Les images s’épluchent ainsi par strates car « il n’y a pas d’image du corps sans l’ouverture – le dépli jusqu’à la blessure, jusqu’à la dilacération – de sa propre imagination[4] ». Il a été ici question d’ouvrir peu à peu le corps de l’image selon un parcours de l’extérieur des corps jusqu’à des peaux béantes, vers des entrailles pour découvrir ce que cache la peau écranique, ce qu’enveloppe cet épiderme pour dévoiler les tissus intérieurs, les chairs. Avant d’être une impression sur papier grand format, la photo numérique est dotée d’une matrice mathématique qui se recalcule sur l’écran d’un ordinateur. Une fente a été ouverte dans le corps de l’image numérique pour la dévoiler et la faire devenir objet de sensualité et de sollicitation des sens.
Cette chair plastique à l’image attire et agit comme frontière, comme pellicule de peau que l’on effleure des yeux. Et la tentation de la chair se fait sentir vers la transgression qui nous pousse à pénétrer les couches de ses multiples sens pour s’enfoncer plus loin. Cette caresse visuelle des peaux virtuelles et impalpables ajoute une sorte d’érotisme à l’image. La chair alimente et entretient notre imaginaire. L’image numérique qui retravaille la chair dans son acception la plus large ouvre une voie vers l’inconnu de l’ordre du sublime qui fascine et répugne à la fois. Toutes ces expérimentations plastiques mènent une réflexion sur le visible. Ce parcours de la perception rejoint cette théorie de la chair propre à Merleau-Ponty. La chair forme ainsi le lieu où s’entrelacent le corps voyant et le corps visible. Nous sommes du même tissu et de la même chair que le monde de la vie. Nous pénétrons dans la chair du monde qui réciproquement nous pénètre. Il existe un va-et-vient entre notre chair et la chair du monde, dans cette relation en « chiasme » qui relie et inverse l’âme et le corps, le dedans et le dehors.
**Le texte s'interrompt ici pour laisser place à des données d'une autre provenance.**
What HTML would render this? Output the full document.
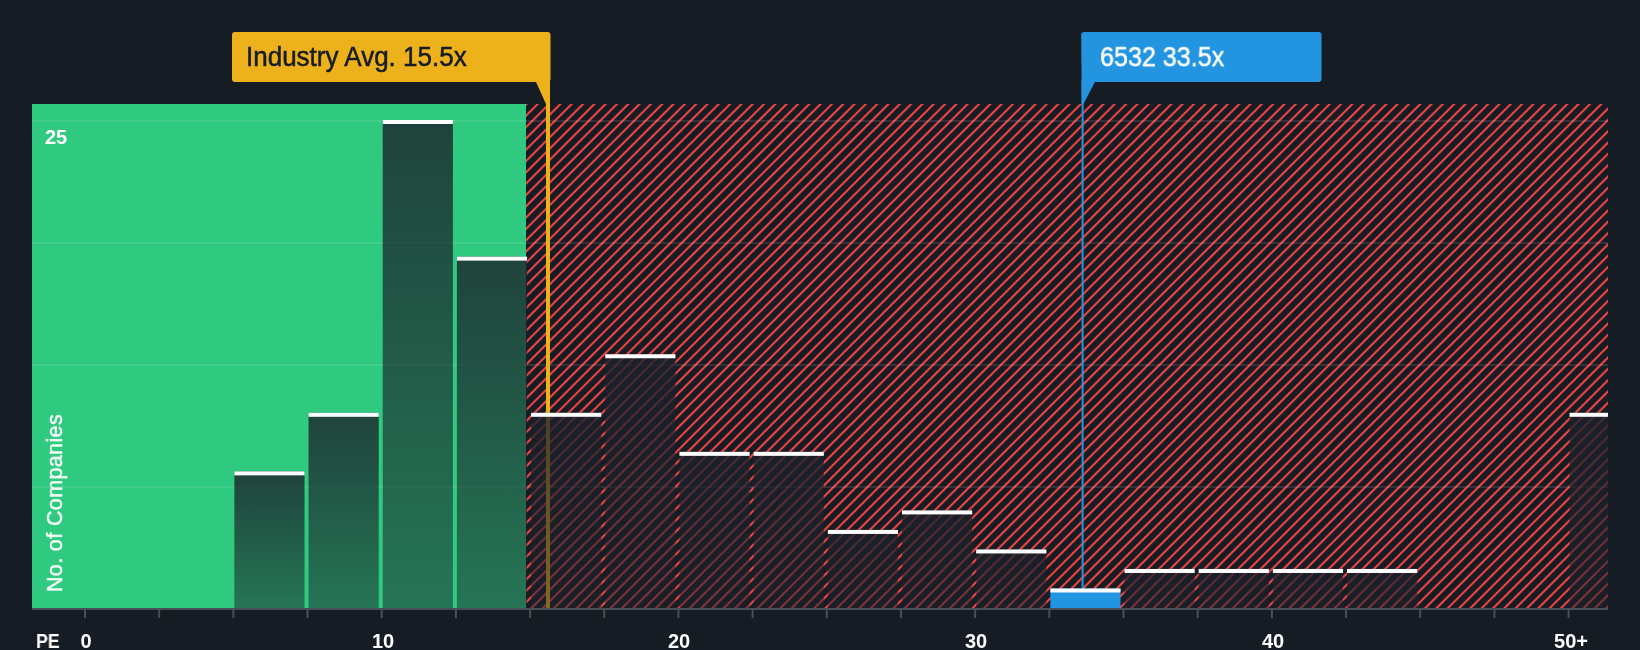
<!DOCTYPE html>
<html><head><meta charset="utf-8"><style>
html,body{margin:0;padding:0;}
body{width:1640px;height:650px;overflow:hidden;background:#161c23;position:relative;font-family:"Liberation Sans",sans-serif;}
svg{position:absolute;left:0;top:0;}
.t{position:absolute;white-space:nowrap;will-change:transform;}
.xl{will-change:transform;position:absolute;top:626px;width:100px;text-align:center;font-weight:bold;font-size:20px;line-height:30px;color:#fff;}
</style></head><body>
<svg width="1640" height="650" viewBox="0 0 1640 650">
<defs><pattern id="hatch" patternUnits="userSpaceOnUse" width="8" height="8" patternTransform="translate(8.24,0) rotate(45)"><rect x="-1" y="-1" width="10" height="10" fill="#161c23"/><rect x="-1.05" y="-1" width="2.1" height="10" fill="#ee4444"/><rect x="6.95" y="-1" width="2.1" height="10" fill="#ee4444"/></pattern><linearGradient id="barg" x1="0" y1="0" x2="0" y2="1"><stop offset="0" stop-color="#1b212b" stop-opacity="0.8"/><stop offset="1" stop-color="#1b212b" stop-opacity="0.5"/></linearGradient><clipPath id="plot"><rect x="32" y="104" width="1576" height="504"/></clipPath></defs>
<rect x="32" y="104" width="494" height="504" fill="#2fc97f"/>
<rect x="526" y="104" width="1082" height="504" fill="url(#hatch)"/>
<rect x="32" y="120" width="1576" height="2" fill="#ffffff" fill-opacity="0.1"/>
<rect x="32" y="242" width="1576" height="2" fill="#ffffff" fill-opacity="0.1"/>
<rect x="32" y="364" width="1576" height="2" fill="#ffffff" fill-opacity="0.1"/>
<rect x="32" y="486" width="1576" height="2" fill="#ffffff" fill-opacity="0.1"/>
<rect x="546" y="80" width="4" height="528" fill="#edb11c"/>
<rect x="1081.6" y="80" width="2" height="510" fill="#2394df"/>
<g clip-path="url(#plot)">
<rect x="234.36" y="471.36" width="70.18" height="136.64" fill="url(#barg)"/>
<rect x="234.36" y="471.36" width="70.18" height="4" fill="#ffffff"/>
<rect x="308.54" y="412.80" width="70.18" height="195.20" fill="url(#barg)"/>
<rect x="308.54" y="412.80" width="70.18" height="4" fill="#ffffff"/>
<rect x="382.72" y="120.00" width="70.18" height="488.00" fill="url(#barg)"/>
<rect x="382.72" y="120.00" width="70.18" height="4" fill="#ffffff"/>
<rect x="456.90" y="256.64" width="70.18" height="351.36" fill="url(#barg)"/>
<rect x="456.90" y="256.64" width="70.18" height="4" fill="#ffffff"/>
<rect x="531.08" y="412.80" width="70.18" height="195.20" fill="url(#barg)"/>
<rect x="531.08" y="412.80" width="70.18" height="4" fill="#ffffff"/>
<rect x="605.26" y="354.24" width="70.18" height="253.76" fill="url(#barg)"/>
<rect x="605.26" y="354.24" width="70.18" height="4" fill="#ffffff"/>
<rect x="679.44" y="451.84" width="70.18" height="156.16" fill="url(#barg)"/>
<rect x="679.44" y="451.84" width="70.18" height="4" fill="#ffffff"/>
<rect x="753.62" y="451.84" width="70.18" height="156.16" fill="url(#barg)"/>
<rect x="753.62" y="451.84" width="70.18" height="4" fill="#ffffff"/>
<rect x="827.80" y="529.92" width="70.18" height="78.08" fill="url(#barg)"/>
<rect x="827.80" y="529.92" width="70.18" height="4" fill="#ffffff"/>
<rect x="901.98" y="510.40" width="70.18" height="97.60" fill="url(#barg)"/>
<rect x="901.98" y="510.40" width="70.18" height="4" fill="#ffffff"/>
<rect x="976.16" y="549.44" width="70.18" height="58.56" fill="url(#barg)"/>
<rect x="976.16" y="549.44" width="70.18" height="4" fill="#ffffff"/>
<rect x="1050.34" y="588.48" width="70.18" height="19.52" fill="#2394df"/>
<rect x="1050.34" y="588.48" width="70.18" height="4" fill="#ffffff"/>
<rect x="1124.52" y="568.96" width="70.18" height="39.04" fill="url(#barg)"/>
<rect x="1124.52" y="568.96" width="70.18" height="4" fill="#ffffff"/>
<rect x="1198.70" y="568.96" width="70.18" height="39.04" fill="url(#barg)"/>
<rect x="1198.70" y="568.96" width="70.18" height="4" fill="#ffffff"/>
<rect x="1272.88" y="568.96" width="70.18" height="39.04" fill="url(#barg)"/>
<rect x="1272.88" y="568.96" width="70.18" height="4" fill="#ffffff"/>
<rect x="1347.06" y="568.96" width="70.18" height="39.04" fill="url(#barg)"/>
<rect x="1347.06" y="568.96" width="70.18" height="4" fill="#ffffff"/>
<rect x="1569.60" y="412.80" width="70.18" height="195.20" fill="url(#barg)"/>
<rect x="1569.60" y="412.80" width="70.18" height="4" fill="#ffffff"/>
</g>
<rect x="32" y="608" width="1576" height="2" fill="#4a4e56"/>
<rect x="84.00" y="610" width="2" height="8" fill="#4a4e56"/>
<rect x="158.18" y="610" width="2" height="8" fill="#4a4e56"/>
<rect x="232.36" y="610" width="2" height="8" fill="#4a4e56"/>
<rect x="306.54" y="610" width="2" height="8" fill="#4a4e56"/>
<rect x="380.72" y="610" width="2" height="8" fill="#4a4e56"/>
<rect x="454.90" y="610" width="2" height="8" fill="#4a4e56"/>
<rect x="529.08" y="610" width="2" height="8" fill="#4a4e56"/>
<rect x="603.26" y="610" width="2" height="8" fill="#4a4e56"/>
<rect x="677.44" y="610" width="2" height="8" fill="#4a4e56"/>
<rect x="751.62" y="610" width="2" height="8" fill="#4a4e56"/>
<rect x="825.80" y="610" width="2" height="8" fill="#4a4e56"/>
<rect x="899.98" y="610" width="2" height="8" fill="#4a4e56"/>
<rect x="974.16" y="610" width="2" height="8" fill="#4a4e56"/>
<rect x="1048.34" y="610" width="2" height="8" fill="#4a4e56"/>
<rect x="1122.52" y="610" width="2" height="8" fill="#4a4e56"/>
<rect x="1196.70" y="610" width="2" height="8" fill="#4a4e56"/>
<rect x="1270.88" y="610" width="2" height="8" fill="#4a4e56"/>
<rect x="1345.06" y="610" width="2" height="8" fill="#4a4e56"/>
<rect x="1419.24" y="610" width="2" height="8" fill="#4a4e56"/>
<rect x="1493.42" y="610" width="2" height="8" fill="#4a4e56"/>
<rect x="1567.60" y="610" width="2" height="8" fill="#4a4e56"/>
<path d="M235,32 H547.5 Q550.5,32 550.5,35 V80 H550 V104 L546,104 L536,82 H235 Q232,82 232,79 V35 Q232,32 235,32 Z" fill="#edb11c"/>
<path d="M1081.2,35 Q1081.2,32 1084.2,32 H1318.5 Q1321.5,32 1321.5,35 V79 Q1321.5,82 1318.5,82 H1095 L1083.4,104 H1081.6 V82 Z" fill="#2394df"/>
</svg>
<div class="t" style="left:246px;top:37px;font-size:26px;line-height:40px;color:#161c26;-webkit-text-stroke:0.5px #161c26;transform:scaleY(1.04);transform-origin:0 28.6px">Industry Avg. 15.5x</div>
<div class="t" style="left:1100px;top:37px;font-size:26px;line-height:40px;color:#fff;-webkit-text-stroke:0.45px #fff;transform:scale(0.965,1.03);transform-origin:0 28.6px">6532 33.5x</div>
<div class="t" style="left:44.5px;top:122px;font-size:20px;font-weight:bold;line-height:30px;color:#fff">25</div>
<div class="t" style="left:35.8px;top:626px;font-size:20px;font-weight:bold;line-height:30px;color:#fff;transform:scaleX(0.89);transform-origin:0 0">PE</div>
<div class="xl" style="left:35.5px">0</div>
<div class="xl" style="left:332.5px">10</div>
<div class="xl" style="left:629.4px">20</div>
<div class="xl" style="left:926.0px">30</div>
<div class="xl" style="left:1222.9px">40</div>
<div class="xl" style="left:1521.1px">50+</div>

<div class="t" style="left:54.5px;top:503.2px;width:0;height:0;"><div style="position:absolute;left:-100px;top:-15px;width:200px;text-align:center;font-size:21.5px;letter-spacing:0.38px;line-height:30px;color:#fff;opacity:0.92;-webkit-text-stroke:0.5px #fff;transform:rotate(-90deg)">No. of Companies</div></div>
</body></html>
De la sorte, ces images de la chair bouchée, liftée, pixellisée ou disséquée ont la capacité d’ouvrir sur le monde de nouvelles perspectives pour nous apprendre à mieux nous connaître. Mais notre réflexion repose aussi sur des concepts propres aux problématiques actuelles liées aux nouvelles technologies. Dans son livre intitulé Images. De l’optique au numérique, Edmond Couchot voit dans ce passage une véritable mutation, car les techniques de l’image portent en elle une nouvelle vision du monde. Les images lisses et glaciales d’Aziz et Cucher et de Tran Ba Vang dénoncent un avenir aseptisé sous un culte extrême de la perfection tandis que celles de Perconte ou de Cirotteau créent un univers plus sensuel et physique. Mais le monde de demain sera-t-il si pur et stérilisé ? Quitter l’épaisseur de son corps serait quitter la chair du monde, oublier le goût des choses. Allons-nous échapper à notre corps, à ce tas organique que nous sommes ? Le corps est un brouillon que le monde occidental veut transformer voire même « liquider[5] ». La fusion entre le numérique et l’organique évacuerait un monde virtuel sans rugosités et sans chair, amputé de la saveur du monde. Un futur neutre et froid, vide de toute sensualité, ne s’érigerait plus ainsi comme une fatalité. Entre l’organique et le numérique, la notion de chair reste en mutation au cœur des nouvelles images mais nous interroge en retour sur la société dans laquelle nous évoluons.

[1] Régine Cirotteau mène un parcours artistique fécond entre photographie, vidéo et écriture. Très influencée par le cinéma, ses projets nourris par les cultures alternatives et hybrides, investissent les territoires de l’image expérimentale.
[2] Ses travaux sont visibles Les demeures de l’âme. Régine Cirotteau, texte Jaques Teboul, Editions Marval, Paris, 1996.
[3] LIQUID CITY. Régine Cirotteau, textes C. Nédellec et E. Hermange, Filigranes Editions /centre des arts d’Enghien-les-Bains, Paris, 2005.